Saturday 13 April 2019

The name Lowden in the Notion Club Papers - a dissent from John Garth

John Garth has speculated that the name Lowden - of the character in the Notion Club Papers - was derived from a place name near Nottingham, England - as follows:

I happened to be showing [my mother] a map of the area just east of Nottingham. This is the location of the village of Gedling where Tolkien was staying when he wrote ‘The Voyage of Éarendel the Evening Star’. Rather randomly, my mother read out the name of a neighbouring village, Lowdham. L-O-W-D-H-A-M: the distinctive spelling matches the character’s surname, though no one seems to have made the connection between the two until now. I’m told by Andrew H. Morton, author of the excellent focused study Tolkien’s Gedling 1914, that the village of Lowdham would have been a pleasant spot, just the right distance for a Sunday walk from Gedling. So Lowdham of the Notion Club not only speaks Tolkien’s memory of the 1914 Éarendel discovery, but is named for the immediate area of the poem’s composition. It’s also worth noting that on the fake title page Tolkien drew for ‘The Notion Club Papers’ (Sauron Defeated 154), the date of publication is 2014. Surely here he was thinking consciously, as we are now, of the centenary of Middle-earth, and identifying its beginning as the poem he wrote on 24 September 1914. The light of Éarendel shines throughout the external history of Middle-earth as surely as it shines through the internal history, going from the Two Trees all the way to Frodo’s star glass.

Since this speculation has been repeated elsewhere, I think it is worth recording my dissent from this derivation which I noted in the comments, but which did not elicit a response:

Against this is the fact that the *earliest* spelling was Loudham, with a ‘u’ – emphasizing the idea that he was ‘loud’ (like Dyson). You may be right but I had always (vaguely) assumed that re-spelling Loudham with with a ‘w’ was just adopted to make the name less crudely ‘Dickensian’ (i.e. the novelistic convention by which people’s names reflect their distinguishing characteristic).

My point is that the spelling Lowden came after the spelling Loudham (as mentioned by Christopher Tolkien in the Introduction, page 150) - so that it is the origin of Loudham that needs explaining, not Lowdham.
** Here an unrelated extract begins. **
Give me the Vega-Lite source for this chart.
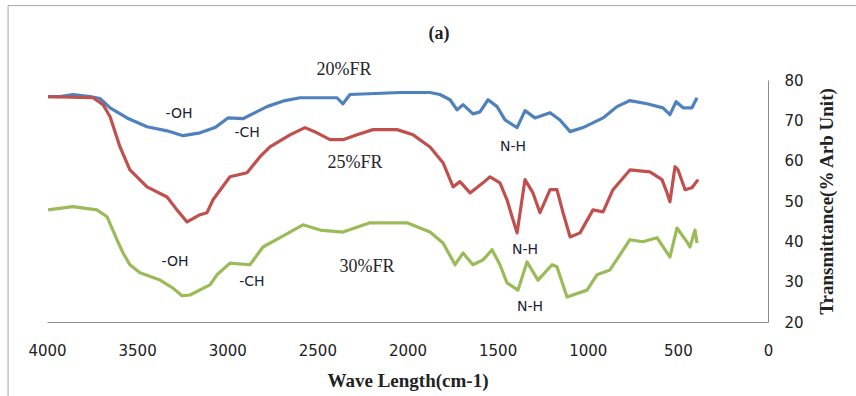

And therefore that the place near Nottingham has nothing to do with the case.

On the other side - and supporting Garth's original argument, as a philologist, it is possible that Tolkien was going by the sound of names rather than by the spelling; and on that basis there is 'no difference' between Lowdham and Loudham.

However, I think it is unlikely and that Loudham was named as a joke on the (original) 'loudness' of voice and personality that was a defining characteristic of Hugo Dyson - the Inkling who Loudham was intended to reference, in the earliest drafts. But that as the Notion Club character developed and became deeper and more significant (and quite different from Dyson), the 'corniness' (or over-obviousness) of such a name became inappropriate, and was 'disguised' by respelling it.

4 comments:

Anonymous said...

Why not both? An interplay of 'loud' (and perhaps even 'ham' - did Dyson's manner sometimes include 'hamming it up'*?!), and the memorable location - which, as you suggest, eventually begat a softening of the 'Dickensian'.

David Llewellyn Dodds

*This sense of 'ham' apparently being a later 19th-c. Americanism.

Bruce Charlton said...

@David - Perhaps. But knowing the Loudham spelling came first does make a difference - I would say. For example, if the spelling had Not been modified to Lowdham, the place name connection would probably not have been noticed.

Anonymous said...

Resort to the ominous Wikipedia now informs me that there "are an alabaster slab and a figure of a knight in armour, in the chancel of the church, inscribed to the memory of Sir John de Loudham" (1318) - that is, the 13th-c. Church of St. Mary in Lowdham, suggesting a (mediaeval) flexibility as to spelling, and an 'ou' spelling Tolkien could have seen on visiting the Church. So, the case seems still open...

David Llewellyn Dodds

P.S.: The Loudham spelling seems to turn up more often in names, in my Wikip search: Loudham Hall in Pettistree, Suffolk, Sir Thomas de Loudham in connection with the Ipswich Whitefriars and a Henry Loudham associated with the Ipswich Blackfriars, the Priory of Campsea Ashe (sometimes spelt Campsey Ash), Suffolk, belonging to a Loudham family after the Reformation, and John Loudham as MP for Northhampton in 1399...

D.Ll.D.

Bruce Charlton said...

@David - I don't think it likely that Tolkien would have given Loudham a name that had hidden meaning to Tolkien. The character was a version of Dyson, who had a very different personality and range of interests from T.

And the name was given at the very initiation of the NCPs at a point when the story was apparently little more than an amusing squib to entertain the Inklings, and perhaps to provoke conversation. If there was a link to the place of Loudham, it would probably need to be related to Dyson (rather than Tolkien), or to something about the place (e.g. in relation to Dyson) that the other Inklings knew about.